Бессмертие личности — это вещь, с которой человек носится, как с писаной торбой, и дальше которой никуда не идет; в нем и есть предел всех его горизонтов.
Но когда человек освобождается от частной собственности, он прежде всего перестает чувствовать только свое «я». Тогда центром его миросозерцания становится великое, ослепительное «мы» с его реальным мучительным прошлым и постепенный подъем от животного состояния к той заре, царству справедливости, который мы сейчас переживаем. Тогда он чувствует, что он продолжается и в окружающем, и в детях, и во внуках, тогда он становится историческим человеком, тогда он впервые становится человеком вообще, а не Павлом Павловичем и Марией Ивановной. Тогда, ставя вопрос о своем бессмертии, он спрашивает не о собаках и санях, т. е. не о своих собственных индивидуальных особенностях, не о своей так называемой личности: он спрашивает, будет ли та мысль, которой он служил, та красота, которую он искал, и та справедливость, которую он создал, развиваться дальше, до необозримых пределов, одерживая новые и новые победы и устанавливая все новые и новые гармонии, И в глубоком сознании, что он вечен только теми вкладами своей личности, которые он внес в общий поток человеческого бытия, он не боится ни жертв, ни страданий, ни смерти. Ибо знает, что тот дух, если позволительно этим старым словом на минуту обозначить коллективный порыв человечества, тот дух, которому он служит, воистину вечен.
Таково наше миросозерцание, и мы, не боясь лишить кого–нибудь его счастья, говорим: оставьте ваши ветхие, неогнеупорные лачужки; кто совершенно невежествен, того не грызет бес сомнения; но те из вас, кто мало–мальски живет умственной жизнью и идет вместе с Толстым и многими святыми мужами, от времени до времени с холодным потом спрашивают себя: «А если его нет, что тогда?»
Это момент пробуждения, во время которого их трагически поражает их же ошибка: ибо, если его нет, — а его нет! — в таком случае их жизнь представляет собой не только бессмыслицу, но и преступное отравление окружающих.
Мы же твердо стоим на том, что нам говорит опыт, мы не обещаем даром никакого рая, но мы заявляем: царство справедливости, царство счастья может быть основано людьми путем согласования их сил в труде и борьбе.

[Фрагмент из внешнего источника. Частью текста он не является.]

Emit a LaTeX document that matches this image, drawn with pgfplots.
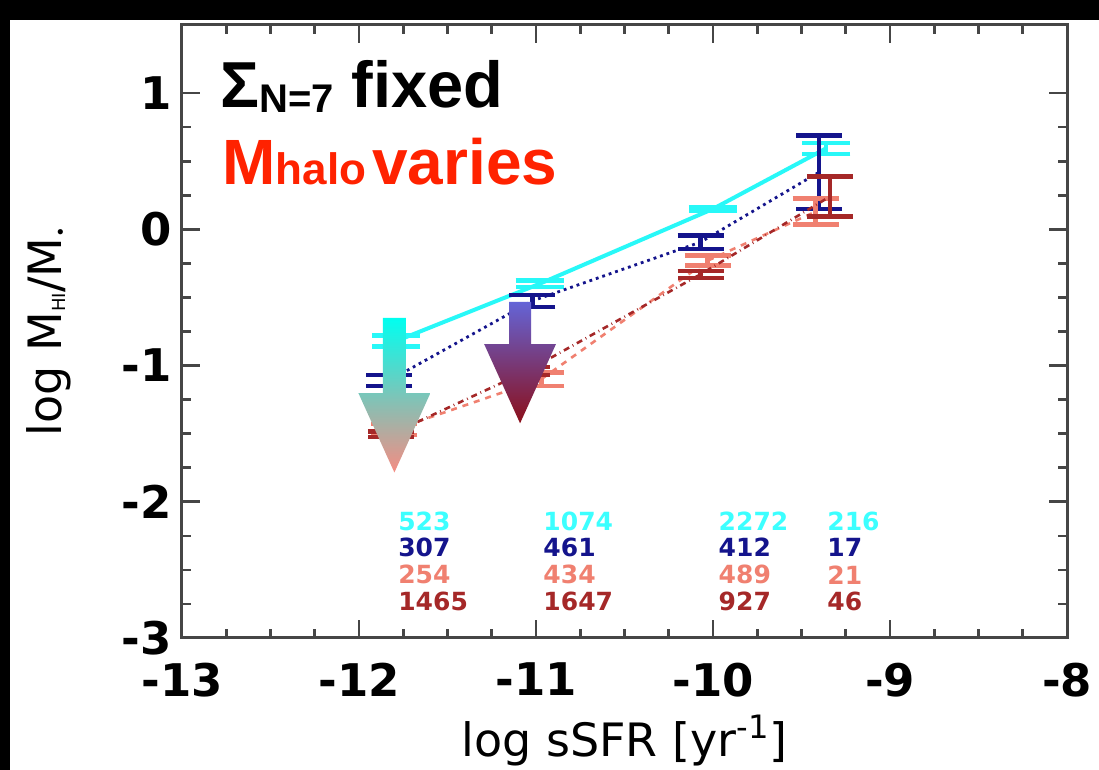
\documentclass[border=0pt]{standalone}
\usepackage{fontspec}
\setmainfont{DejaVu Sans}
\newfontfamily\lsb{Liberation Sans}
\usepackage{pgfplots}
\pgfplotsset{compat=1.18}
\definecolor{cy}{RGB}{40,248,248}
\definecolor{cyt}{RGB}{60,255,255}
\definecolor{nv}{RGB}{20,20,140}
\definecolor{sa}{RGB}{240,128,112}
\definecolor{dr}{RGB}{165,40,40}
\definecolor{hr}{RGB}{255,34,0}
\definecolor{ax}{RGB}{70,70,70}
\definecolor{aat}{RGB}{0,255,240}
\definecolor{aam}{RGB}{155,182,182}
\definecolor{aab}{RGB}{245,140,130}
\definecolor{abt}{RGB}{100,100,215}
\definecolor{abm}{RGB}{118,58,125}
\definecolor{abb}{RGB}{140,15,25}
\begin{document}
\begin{tikzpicture}
\path[use as bounding box] (0,0) rectangle (549.5pt,385pt);
\fill[white] (0,0) rectangle (549.5pt,385pt);
\begin{axis}[
 at={(91pt,66pt)}, anchor=south west,
 scale only axis, width=442.5pt, height=306.5pt,
 xmin=-13, xmax=-8, ymin=-3, ymax=1.5,
 xtick={-13,-12,-11,-10,-9,-8}, xticklabels={-13,-12,-11,-10,-9,-8},
 ytick={-3,-2,-1,0,1}, yticklabels={-3,-2,-1,0,1},
 minor tick num=3,
 tick align=inside,
 major tick length=9pt, minor tick length=4.5pt,
 axis line style={ax, line width=1.5pt},
 every tick/.style={ax, line width=1.3pt},
 tick label style={font=\fontsize{22.5}{22.5}\selectfont\bfseries, text=black},
 xticklabel style={yshift=-9pt},
 yticklabel style={xshift=-1.5pt},
 xlabel={log sSFR [yr\textsuperscript{-1}]},
 ylabel={log M{\fontsize{9}{9}\selectfont\raisebox{-2pt}{HI}}/M{\fontsize{9}{9}\selectfont\raisebox{-3pt}{•}}},
 every axis x label/.style={at={(axis description cs:0.5,0)}, anchor=base, yshift=-59.5pt, font=\fontsize{23}{23}\selectfont},
 every axis y label/.style={at={(axis description cs:-0.1503,0.5)}, anchor=center, rotate=90, font=\fontsize{23}{23}\selectfont},
 clip=false,
]
% cyan
\addplot[cy, line width=2pt, error bars/.cd, y dir=both, y explicit,
  error bar style={solid, line width=2.2pt},
  error mark options={solid, rotate=90, mark size=12pt, line width=2.2pt}]
  coordinates {(-11.79,-0.82) +- (0,0.04) (-10.98,-0.40) +- (0,0.025) (-10.0,0.15) +- (0,0.015) (-9.36,0.595) +- (0,0.04)};
% navy
\addplot[nv, dotted, line width=1.4pt, error bars/.cd, y dir=both, y explicit,
  error bar style={solid, line width=2.2pt},
  error mark options={solid, rotate=90, mark size=11.5pt, line width=2.2pt}]
  coordinates {(-11.83,-1.11) +- (0,0.04) (-11.02,-0.525) +- (0,0.045) (-10.07,-0.094) +- (0,0.05) (-9.40,0.42) +- (0,0.27)};
% salmon
\addplot[sa, dashed, line width=1.3pt, error bars/.cd, y dir=both, y explicit,
  error bar style={solid, line width=2.2pt},
  error mark options={solid, rotate=90, mark size=11.5pt, line width=2.2pt}]
  coordinates {(-11.80,-1.47) +- (0,0.04) (-10.97,-1.10) +- (0,0.048) (-10.03,-0.23) +- (0,0.037) (-9.42,0.13) +- (0,0.096)};
% dark red
\addplot[dr, dash dot, line width=1.3pt, error bars/.cd, y dir=both, y explicit,
  error bar style={solid, line width=2.2pt},
  error mark options={solid, rotate=90, mark size=11.5pt, line width=2.2pt}]
  coordinates {(-11.82,-1.505) +- (0,0.02) (-11.05,-1.04) +- (0,0.03) (-10.07,-0.33) +- (0,0.026) (-9.34,0.24) +- (0,0.147)};
% arrows
\shade[top color=aat, middle color=aam, bottom color=aab]
 (axis cs:-11.865,-0.65) -- (axis cs:-11.735,-0.65) -- (axis cs:-11.735,-1.203) -- (axis cs:-11.597,-1.203)
 -- (axis cs:-11.80,-1.785) -- (axis cs:-12.003,-1.203) -- (axis cs:-11.865,-1.203) -- cycle;
\shade[top color=abt, middle color=abm, bottom color=abb]
 (axis cs:-11.152,-0.532) -- (axis cs:-11.028,-0.532) -- (axis cs:-11.028,-0.842) -- (axis cs:-10.887,-0.842)
 -- (axis cs:-11.09,-1.424) -- (axis cs:-11.293,-0.842) -- (axis cs:-11.152,-0.842) -- cycle;
% counts
\tikzset{cnt/.style={anchor=west, inner sep=0pt, font=\fontsize{12.5}{12.5}\selectfont\bfseries}}
\node[cnt, text=cyt] at (axis cs:-11.78,-2.145) {523};
\node[cnt, text=nv] at (axis cs:-11.78,-2.337) {307};
\node[cnt, text=sa] at (axis cs:-11.78,-2.536) {254};
\node[cnt, text=dr] at (axis cs:-11.78,-2.735) {1465};
\node[cnt, text=cyt] at (axis cs:-10.96,-2.145) {1074};
\node[cnt, text=nv] at (axis cs:-10.96,-2.337) {461};
\node[cnt, text=sa] at (axis cs:-10.96,-2.536) {434};
\node[cnt, text=dr] at (axis cs:-10.96,-2.735) {1647};
\node[cnt, text=cyt] at (axis cs:-9.97,-2.145) {2272};
\node[cnt, text=nv] at (axis cs:-9.97,-2.337) {412};
\node[cnt, text=sa] at (axis cs:-9.97,-2.536) {489};
\node[cnt, text=dr] at (axis cs:-9.97,-2.735) {927};
\node[cnt, text=cyt] at (axis cs:-9.356,-2.145) {216};
\node[cnt, text=nv] at (axis cs:-9.356,-2.337) {17};
\node[cnt, text=sa] at (axis cs:-9.356,-2.536) {21};
\node[cnt, text=dr] at (axis cs:-9.356,-2.735) {46};
\end{axis}
\node[anchor=base west, inner sep=0pt, font=\lsb\bfseries] at (110pt,331pt)
 {\fontsize{32.5}{32.5}\selectfont Σ\raisebox{-2.5pt}{\fontsize{20}{20}\selectfont N=7} fixed};
\node[anchor=base west, inner sep=0pt, font=\lsb\bfseries, text=hr] at (111pt,292.5pt)
 {\fontsize{32}{32}\selectfont M{\fontsize{22}{22}\selectfont halo}\hspace{3pt}varies};
\fill[black] (0,375pt) rectangle (549.5pt,385pt);
\fill[black] (0,0) rectangle (5pt,385pt);
\end{tikzpicture}
\end{document}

Маленькая техническая справка. Я получил ряд записок вчера и сегодня относительно того, почему я не возразил на то, что вчера в заключительном слове сказал Анатолий Васильевич. Дело в том, что настоящий диспут, насколько мне известно, устраиваемый Ленинградским Политпросветом, от которого я и получил приглашение здесь выступить, — этот диспут сорганизован как доклад Анатолия Васильевича Луначарского, оппонентом которого я являюсь, и, как оппонент, я не имею слова после слова докладчика. Вот почему я не возражал Анатолию Васильевичу вчера. Это не значило, конечно, что мне нечего было возразить ему вчера, но это, мне кажется, несмотря на многочисленные просьбы, обращенные ко мне, не обязывает меня сегодня возвращаться к вчерашнему дню, не говоря уже о том, что я ограничен предоставленными мне 50—60 минутами, так как у нас диспут сегодня должен идти в жестких рамках, благодаря отъезду Анатолия Васильевича. Я не возвращаюсь к вчерашнему дню, — пусть никто не рассердится, — потому что вчера я ведь не получил и достаточного материала для возражения. Анатолию Васильевичу захотелось в шутливом тоне дать мне несколько сравнений — от апостола Петра, ниже которого я оказался, до верблюда, с которым я вполне был адекватизирован. Но, граждане, мне представляется, что такая зоологическая острота так же мало меня задевает, как украшает того, кто ее употребляет. Вот почему я считаю, что вчерашнее заключительное слово Анатолия Васильевича, это возражение, — употребляя музыкальный термин, — в стиле «аллегретто», которое я, пожалуй, и оставлю сегодня без внимания, тем более, что сегодняшнее торжественное «анданте маэстозо» с которым выступил Анатолий Васильевич, обязывает меня к серьезному же, насколько могу, — я ведь человек пропащий, ношу рясу, — ответу.